Let’s talk about arrangement. A jungle riser works best when it leads into something specific. That could be a new break edit, a reese bass switch, a half-time breakdown, or a snare fill. Don’t treat it like a standalone effect floating in space. It needs a destination.
One strong setup is to use the riser over a stripped section first, then increase the density before the drop. For example, you could have a few bars of tension with sparse vocal chops, then a final bar with a snare roll, repeated vocal stutter, and a reversed tail. The drop lands on a full break, sub, and bass on beat one. That’s classic payoff structure.
If the vocal is clashing with the snare or hats, use sidechain compression on the vocal return keyed from the drum bus. That way the vocal ducks out of the way of the most important hits. In DnB, that kind of breathing room is essential because the drums move so quickly. You want the vocal to feel like it’s riding the energy, not stepping on it.
A couple of teacher notes here. Think in accents, not just notes. The strongest parts of the riser are usually the consonants. Make sure those hard edges land with the kick and snare energy where possible. Also, control density like a drummer. Don’t keep the energy full the whole time. Leave some breathing room early so the final bar actually feels like a rise.
Here’s another pro move: render the riser once it feels good, then re-edit the rendered audio. Sometimes the bounce reveals better transient shape and gives you cleaner options for final placement. It also makes it easier to check the transition at full mix volume, which is where you really hear whether the vocal is exciting or just noisy.
If you want to go darker, you can layer a ghost reese or low drone under the final vowel tail. Keep it very low and mono. That extra shadow can make the build feel more menacing without turning it into a cinematic cliché.

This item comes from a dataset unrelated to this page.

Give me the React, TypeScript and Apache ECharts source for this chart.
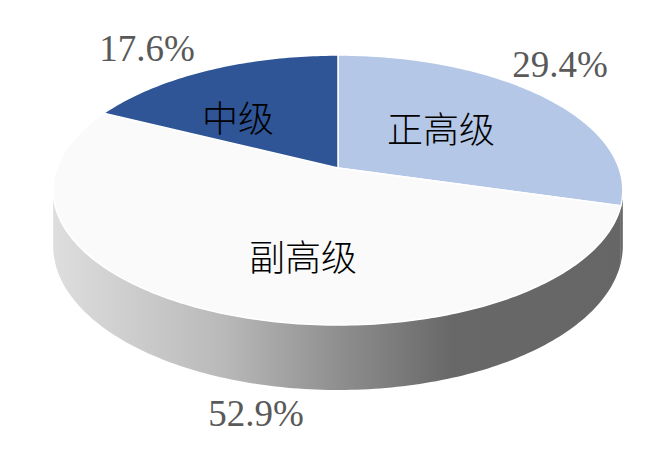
import React, { useEffect, useRef } from "react";
import * as echarts from "echarts";

// ---- data ----
const categories = ["正高级", "副高级", "中级"];
const shares = [29.4, 52.9, 17.6];

// ---- styles / layout ----
const sliceColors = ["#B4C7E7", "#FAFAFA", "#2F5597"];
const CX = 338; // projected pie centre
const CY = 168;
const AX = 281; // horizontal radius factor
const BY = 131.4; // vertical radius factor
const K = 0.163; // perspective factor
const H = 54.4; // thickness factor
const innerLabelOffsets = [
  [103, -41],
  [-35, 87],
  [-100, -52],
];
const outerLabelOffsets = [
  [222, -104],
  [-82, 245],
  [-191, -120],
];

function proj(thetaDeg: number, r: number) {
  const t = (thetaDeg * Math.PI) / 180;
  const u = r * Math.sin(t);
  const v = r * Math.cos(t);
  const w = 1 + K * v;
  return [CX + (AX * u) / w, CY - (BY * v) / w, w];
}

const total = shares.reduce((a, b) => a + b, 0);
const startAngles: number[] = [];
const endAngles: number[] = [];
{
  let acc = 0;
  shares.forEach((v) => {
    startAngles.push((acc / total) * 360);
    acc += v;
    endAngles.push((acc / total) * 360);
  });
}
const silhouette = (Math.acos(-K) * 180) / Math.PI; // ~99.4 deg

function arcPoints(a0: number, a1: number) {
  const pts: number[][] = [];
  const n = Math.max(2, Math.ceil(Math.abs(a1 - a0) / 1));
  for (let j = 0; j <= n; j++) {
    const a = a0 + ((a1 - a0) * j) / n;
    pts.push(proj(a, 1));
  }
  return pts;
}

export default function App() {
  const ref = useRef<HTMLDivElement>(null);
  useEffect(() => {
    document.body.style.margin = "0";
    if (!ref.current) return;
    const chart = echarts.init(ref.current, undefined, { renderer: "svg" });
    const wallGradient = new echarts.graphic.LinearGradient(
      53,
      0,
      623,
      0,
      [
        { offset: 0, color: "#dedede" },
        { offset: 0.3, color: "#b9b9b9" },
        { offset: 0.5, color: "#8f8f8f" },
        { offset: 0.7, color: "#686868" },
        { offset: 1, color: "#666666" },
      ],
      true
    );
    const data = shares.map((v, i) => [i, v]);
    chart.setOption({
      animation: false,
      backgroundColor: "#ffffff",
      series: [
        {
          type: "custom",
          coordinateSystem: "none",
          silent: true,
          data,
          renderItem: (params: any) => {
            const i = params.dataIndex;
            const a0 = Math.max(startAngles[i], silhouette);
            const a1 = Math.min(endAngles[i], 360 - silhouette);
            if (a1 <= a0) return { type: "group", children: [] };
            const top = arcPoints(a0, a1);
            const bottom = top
              .map((p) => [p[0], p[1] + H / p[2]])
              .reverse();
            const pts = top.map((p) => [p[0], p[1]]).concat(bottom);
            return {
              type: "polygon",
              shape: { points: pts },
              style: { fill: wallGradient, stroke: null },
            };
          },
        },
        {
          type: "custom",
          coordinateSystem: "none",
          silent: true,
          data,
          renderItem: (params: any) => {
            const i = params.dataIndex;
            const pts = [[CX, CY]].concat(
              arcPoints(startAngles[i], endAngles[i]).map((p) => [p[0], p[1]])
            );
            return {
              type: "polygon",
              shape: { points: pts },
              style: { fill: sliceColors[i], stroke: "#ffffff", lineWidth: 1.5 },
            };
          },
        },
        {
          type: "custom",
          coordinateSystem: "none",
          silent: true,
          data,
          renderItem: (params: any, api: any) => {
            const i = params.dataIndex;
            const val = api.value(1);
            return {
              type: "group",
              children: [
                {
                  type: "text",
                  x: CX + innerLabelOffsets[i][0],
                  y: CY + innerLabelOffsets[i][1],
                  style: {
                    text: categories[i],
                    fill: "#000000",
                    fontSize: 36,
                    fontWeight: 300,
                    fontFamily: "Noto Sans CJK SC",
                    align: "center",
                    verticalAlign: "middle",
                  },
                },
                {
                  type: "text",
                  x: CX + outerLabelOffsets[i][0],
                  y: CY + outerLabelOffsets[i][1],
                  style: {
                    text: Number(val).toFixed(1) + "%",
                    fill: "#595959",
                    fontSize: 37,
                    fontFamily: "Times New Roman, Liberation Serif, DejaVu Serif, serif",
                    align: "center",
                    verticalAlign: "middle",
                  },
                },
              ],
            };
          },
        },
      ],
    });
    return () => chart.dispose();
  }, []);
  return <div ref={ref} style={{ width: 665, height: 451 }} />;
}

And if you want more oldskool character, try a short reverse fragment right before the drop. That little suction effect is extremely effective. You can also do a fake drop, where the vocal seems like it’s about to resolve, the drums cut for a moment, and then everything slams back harder. That kind of misdirection is a classic jungle move.
So let’s recap the workflow. Start with a short vocal phrase that has attitude. Slice it into a Drum Rack. Program the phrase like a fill, with increasing density and a little micro-timing. Shape the slices with envelopes, filtering, saturation, and light compression. Add pitch movement and maybe resample the result. Automate brightness, width, and space toward the end, then make sure the riser supports the drums and bass instead of fighting them.
If you do it right, the riser won’t just “go up.” It’ll feel like it’s dragging the track into the drop. It’ll sound chopped, gritty, human, and intentional. That’s the jungle energy.
For your practice, build a two-bar vocal riser from a single sample. Slice it, program it, high-pass it, add a bit of saturation, automate the filter open, and then bounce it. Check it in context with drums and bass, and make one improvement after listening in mono. Maybe reduce reverb, tighten the timing, add one more stutter, or clean up the low mids.
Then push it further and make three versions from the same vocal: one clean and rhythmic, one gritty and haunted, and one aggressive with tighter stutters and a hard mono collapse at the drop. Compare them in context and choose the one that creates the strongest forward motion.
That’s the whole game here. In jungle and DnB, the best risers feel musical, gritty, and inevitable. Let’s build one that sounds like it belongs in the track from the start.